The Accra Daily Mail says though the general public does not seem overly impressed by the "football team and reserve" line-up of presidential aspirants already stomping about the playing field, some of the players themselves are beginning to feel the vertigo of what they are describing as an uneven playing field - money wise!
A constituency chairman pleading strict anonymity is reported to have told the Accra Daily Mail recently that "what is going on is just not right."
He claimed that some of the aspirants are engaged in "open bribery" of prospective delegates to the December congress that would elect a presidential candidate for Election 2008.
Rather ominously, he gave the hint for trouble ahead. He said: "We will see if such people can get away with it. We will bring it to the floor of the congress."
According to the paper, that cannot be good news to the party because it would be extremely disruptive and make the 2005 NDC congress at Koforidua child play in comparison.

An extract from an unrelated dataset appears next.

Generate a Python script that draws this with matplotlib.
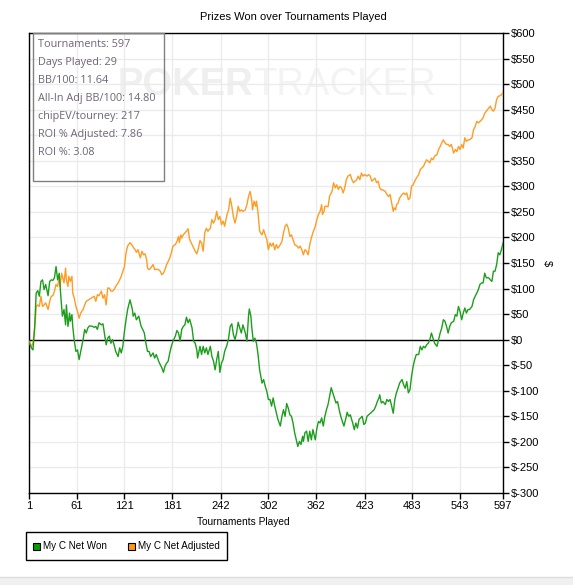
import matplotlib
matplotlib.use('Agg')
import matplotlib.pyplot as plt
from matplotlib.patches import Rectangle

# --- données ---
won_x = [1, 4, 6, 8, 10, 12, 14, 16, 18, 20, 22, 25, 27, 29, 31, 33, 35, 37, 39, 41,
         43, 45, 47, 48, 50, 52, 53, 55, 56, 58, 60, 62, 64, 66, 69, 71, 73, 75, 77, 81,
         83, 85, 87, 89, 92, 94, 96, 98, 100, 102, 104, 106, 108, 110, 113, 115, 117, 119, 121, 123,
         125, 128, 131, 132, 134, 136, 139, 142, 144, 146, 148, 150, 152, 154, 157, 159, 161, 164, 166, 168,
         170, 172, 174, 176, 178, 180, 182, 185, 187, 189, 191, 193, 195, 197, 199, 201, 203, 206, 208, 210,
         212, 213, 215, 216, 218, 220, 222, 224, 226, 229, 231, 233, 235, 237, 239, 241, 243, 245, 247, 250,
         252, 254, 256, 258, 260, 262, 264, 266, 268, 270, 273, 275, 277, 278, 280, 281, 283, 285, 287, 289,
         291, 294, 296, 298, 300, 302, 304, 306, 308, 310, 312, 314, 317, 319, 321, 323, 325, 327, 329, 331,
         333, 335, 338, 339, 341, 343, 345, 346, 348, 350, 352, 354, 356, 358, 361, 363, 365, 367, 369, 371,
         373, 375, 377, 379, 381, 383, 385, 387, 389, 391, 393, 395, 397, 400, 401, 403, 405, 408, 410, 412,
         414, 416, 418, 420, 422, 424, 426, 428, 431, 433, 435, 437, 439, 441, 442, 444, 446, 449, 451, 453,
         455, 457, 459, 461, 463, 465, 467, 470, 472, 474, 476, 478, 480, 482, 484, 486, 488, 491, 493, 495,
         497, 499, 501, 503, 505, 507, 509, 511, 514, 516, 518, 520, 522, 524, 526, 528, 530, 532, 535, 537,
         539, 541, 543, 545, 547, 549, 551, 553, 555, 558, 560, 562, 564, 566, 568, 570, 572, 574, 576, 579,
         581, 583, 585, 587, 589, 591, 593, 595, 597]
won_y = [-5, -16, -20, 20, 91, 96, 85, 114, 117, 98, 108, 86, 114, 117, 116, 121, 143, 117, 130, 85,
         46, 59, 29, 68, 26, 52, 36, 49, 26, -3, -23, -20, -39, -23, 0, 20, 13, 23, 27, 26,
         24, 26, 20, 33, 29, 31, 10, -10, 3, 7, -7, 0, -10, -23, -33, -16, -26, -13, 16, 39,
         59, 78, 59, 46, 52, 39, 46, 26, 20, 13, -7, -23, -23, -33, -26, -36, -29, -42, -49, -55,
         -64, -52, -46, -42, -26, -13, -3, 7, 18, 13, -3, 20, 26, 29, 44, 33, 40, 23, -3, -7,
         -20, -36, -20, -13, -29, -13, -26, -16, -29, -13, -33, -42, -59, -39, -23, -64, -46, -39, -23, -10,
         3, 26, 31, 10, 0, 13, 34, 23, 13, 29, 13, -3, 46, 60, 46, 26, -3, 3, -7, -29,
         -59, -85, -78, -91, -101, -117, -117, -130, -114, -130, -143, -156, -169, -150, -137, -150, -125, -134, -147, -150,
         -163, -182, -202, -209, -199, -205, -189, -199, -182, -179, -199, -179, -196, -176, -196, -173, -160, -163, -153, -169,
         -150, -137, -127, -111, -94, -104, -114, -124, -121, -137, -150, -160, -169, -150, -142, -150, -147, -163, -176, -163,
         -173, -156, -153, -150, -166, -163, -150, -147, -143, -140, -137, -130, -121, -114, -108, -124, -121, -127, -117, -121,
         -117, -130, -144, -117, -104, -95, -85, -78, -88, -95, -82, -104, -98, -72, -52, -39, -29, -29, -13, -20,
         -13, -16, -10, -7, 0, 13, 3, -7, -13, 0, 13, 23, 39, 36, 26, 13, 26, 33, 36, 49,
         46, 65, 55, 39, 52, 62, 52, 59, 59, 65, 78, 85, 91, 98, 108, 111, 111, 130, 121, 121,
         117, 114, 134, 134, 147, 170, 166, 176, 189]

adj_x = [1, 4, 6, 7, 9, 10, 12, 14, 16, 18, 20, 22, 25, 27, 29, 31, 33, 35, 37, 39,
         40, 42, 44, 45, 47, 48, 50, 51, 53, 55, 56, 58, 60, 62, 64, 66, 69, 71, 73, 75,
         77, 79, 81, 83, 85, 87, 89, 92, 94, 96, 98, 100, 102, 104, 106, 108, 110, 113, 115, 117,
         119, 121, 123, 125, 128, 131, 132, 134, 136, 138, 141, 143, 145, 147, 149, 150, 152, 154, 157, 159,
         161, 164, 166, 168, 170, 172, 174, 176, 178, 180, 182, 185, 187, 189, 190, 192, 193, 195, 197, 199,
         201, 203, 206, 208, 210, 212, 214, 216, 218, 220, 222, 224, 226, 229, 231, 233, 235, 237, 239, 241,
         243, 245, 247, 250, 252, 254, 256, 258, 260, 262, 264, 266, 268, 270, 273, 275, 277, 279, 281, 282,
         284, 286, 287, 289, 291, 294, 296, 298, 300, 302, 304, 306, 308, 310, 312, 314, 317, 319, 321, 323,
         325, 327, 329, 331, 333, 335, 338, 340, 342, 344, 346, 348, 350, 352, 354, 356, 358, 361, 363, 365,
         367, 369, 370, 372, 373, 375, 377, 379, 382, 384, 386, 388, 390, 392, 394, 396, 398, 400, 402, 405,
         407, 409, 411, 413, 415, 417, 419, 421, 423, 426, 428, 430, 432, 434, 436, 438, 440, 442, 444, 446,
         449, 451, 453, 455, 457, 459, 460, 462, 463, 465, 467, 470, 472, 474, 476, 478, 480, 482, 484, 486,
         488, 491, 493, 495, 497, 499, 501, 503, 505, 507, 509, 511, 514, 516, 518, 520, 522, 524, 526, 528,
         530, 532, 535, 537, 539, 541, 543, 545, 547, 549, 551, 553, 555, 558, 560, 562, 564, 566, 568, 570,
         572, 574, 576, 579, 581, 583, 585, 587, 589, 591, 593, 595, 597]
adj_y = [-3, -13, -7, 7, 39, 65, 68, 65, 85, 65, 68, 72, 59, 75, 85, 86, 95, 108, 104, 124,
         104, 130, 117, 111, 140, 117, 104, 124, 114, 124, 91, 81, 65, 55, 42, 52, 59, 68, 75, 77,
         79, 81, 83, 85, 75, 88, 86, 95, 81, 88, 68, 101, 101, 95, 95, 98, 104, 111, 117, 124,
         134, 143, 170, 183, 190, 184, 181, 177, 171, 176, 160, 173, 166, 168, 156, 140, 137, 140, 147, 137,
         138, 137, 134, 127, 130, 137, 147, 153, 160, 170, 183, 186, 192, 202, 190, 205, 199, 205, 209, 212,
         217, 196, 186, 179, 173, 168, 179, 194, 189, 173, 209, 218, 212, 218, 235, 228, 235, 251, 235, 241,
         225, 232, 222, 245, 254, 277, 261, 241, 228, 241, 261, 251, 254, 251, 254, 264, 280, 290, 274, 254,
         271, 261, 271, 248, 212, 205, 215, 205, 196, 176, 189, 183, 189, 176, 186, 179, 186, 192, 209, 222,
         226, 218, 202, 205, 196, 186, 183, 179, 183, 176, 166, 176, 173, 166, 186, 199, 209, 222, 235, 245,
         251, 264, 245, 251, 261, 261, 260, 281, 290, 307, 297, 303, 294, 300, 297, 287, 297, 313, 320, 323,
         313, 307, 310, 313, 320, 313, 326, 320, 323, 320, 323, 320, 310, 313, 316, 307, 310, 297, 293, 293,
         290, 284, 280, 284, 267, 251, 258, 254, 264, 267, 277, 284, 287, 284, 287, 274, 277, 300, 303, 310,
         316, 323, 333, 336, 339, 346, 352, 349, 346, 355, 352, 359, 362, 372, 378, 385, 391, 385, 382, 382,
         378, 382, 365, 372, 368, 378, 372, 382, 375, 395, 388, 391, 391, 395, 411, 417, 427, 424, 427, 430,
         434, 443, 447, 453, 457, 450, 447, 453, 470, 476, 477, 479, 484]

x_ticks = [1, 61, 121, 181, 242, 302, 362, 423, 483, 543, 597]
y_ticks = list(range(-300, 601, 50))

stats = ["Tournaments: 597", "Days Played: 29", "BB/100: 11.64",
         "All-In Adj BB/100: 14.80", "chipEV/tourney: 217",
         "ROI % Adjusted: 7.86", "ROI %: 3.08"]

title = "Prizes Won over Tournaments Played"
x_label = "Tournaments Played"
series_names = ["My C Net Won", "My C Net Adjusted"]
GREEN = '#1c9e1c'
ORANGE = '#ff9c24'

W, H = 573, 585
fig = plt.figure(figsize=(W / 100, H / 100), dpi=100)
fig.patch.set_facecolor('white')

def fx(px):
    return px / W

def fy(py):
    return 1 - py / H

ax = fig.add_axes([fx(29), fy(493), fx(503) - fx(29), fy(33) - fy(493)])
ax.set_xlim(1, 597)
ax.set_ylim(-300, 600)

# filigrane (très pâle)
ax.text(0.186, 0.888, "POKER", transform=ax.transAxes, fontsize=27.5, fontweight='bold',
        color='#efefef', family='Liberation Sans', ha='left', va='center', zorder=0)
ax.text(0.473, 0.888, "TRACKER", transform=ax.transAxes, fontsize=27.5,
        color='#f3f3f3', family='Liberation Sans', ha='left', va='center', zorder=0)

for t in x_ticks:
    ax.axvline(t, color='#ebebeb', lw=1, zorder=1)
for v in y_ticks:
    ax.axhline(v, color='#ebebeb', lw=1, zorder=1)
ax.axhline(0, color='black', lw=1, zorder=2)

ax.plot(adj_x, adj_y, color=ORANGE, lw=1, zorder=3)
ax.plot(won_x, won_y, color=GREEN, lw=1, zorder=4)

ax.set_xticks(x_ticks)
ax.set_xticklabels([str(t) for t in x_ticks])
ax.set_yticks(y_ticks)
ax.set_yticklabels(['$' + str(v) for v in y_ticks])
ax.yaxis.tick_right()
ax.yaxis.set_label_position('right')
ax.tick_params(axis='both', length=4, width=1, color='black', labelsize=8, pad=2)
for lab in ax.get_xticklabels() + ax.get_yticklabels():
    lab.set_family('Liberation Sans')
ax.set_ylabel('$', fontsize=8, family='Liberation Sans', rotation=270, labelpad=9)
for s in ax.spines.values():
    s.set_color('black')
    s.set_linewidth(1)

fig.text(fx(293), fy(17), title, fontsize=8, family='Liberation Sans', ha='center', va='center')
fig.text(fx(243), fy(522), x_label, fontsize=7.3, family='Liberation Sans', ha='center', va='center')

# encadré des statistiques
fig.patches.append(Rectangle((fx(33), fy(181)), fx(164) - fx(33), fy(33) - fy(181),
                             transform=fig.transFigure, fill=False, edgecolor='#808080', lw=1, zorder=5))
for i, s in enumerate(stats):
    fig.text(fx(38), fy(44.5 + 18 * i), s, fontsize=7.8, family='Open Sans', color='#6f6478',
             ha='left', va='center', zorder=6)

# légende
fig.patches.append(Rectangle((fx(26), fy(560)), fx(227) - fx(26), fy(532) - fy(560),
                             transform=fig.transFigure, fill=False, edgecolor='black', lw=1))
for x0, name, col in [(33, series_names[0], '#00a000'), (128, series_names[1], '#ff9a10')]:
    fig.patches.append(Rectangle((fx(x0), fy(550)), fx(7), fy(0) - fy(7),
                                 transform=fig.transFigure, facecolor=col, edgecolor='black', lw=0.8))
    fig.text(fx(x0 + 10), fy(546), name, fontsize=7.1, family='Liberation Sans', ha='left', va='center')

# bande grise du bas
fig.patches.append(Rectangle((0, 0), 1, fy(577), transform=fig.transFigure,
                             facecolor='#f0f0f0', edgecolor='none'))
fig.lines.append(plt.Line2D([0, 1], [fy(577), fy(577)], transform=fig.transFigure,
                            color='#dcdcdc', lw=1))

fig.savefig('out.png', dpi=100)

Media reports have suggested that there is excessive spending in cash and kind leading up to the December congress, but the leadership of the party has been studiously silent there.
The constituency chairman who spoke to ADM said he was not alone in his disquiet, but "some of us have seen what is going on and we are not happy." ADM asked: How about collecting the money and goods from the aspirants but at the end of the day voting according to your conscience?
Answer: It is not easy. I may be able to do that. How many others can do that?
It is a very sensitive issue: campaign funding in which if there is no cap, matters can degenerate into profligacy.
An aide to one of the aspirants told ADM that "we are under pressure" because their foot soldiers are taking sidelong glances at the better resourced foot soldiers and sending them hints of possible defection to a better oiled campaign.
All of that, understandably, is creating tensions in the party with people getting ready to do battle, no matter how bloody the outcome may be.
Already smarting from the "resignations" of minister aspirants, with perceptions of "endorsement" raising hackles, now the idea of lavish spending by some of the aspirants even before nominations have been opened may just be too much for the ruling party and it could be leading for either an implosion or explosion - which ever comes first.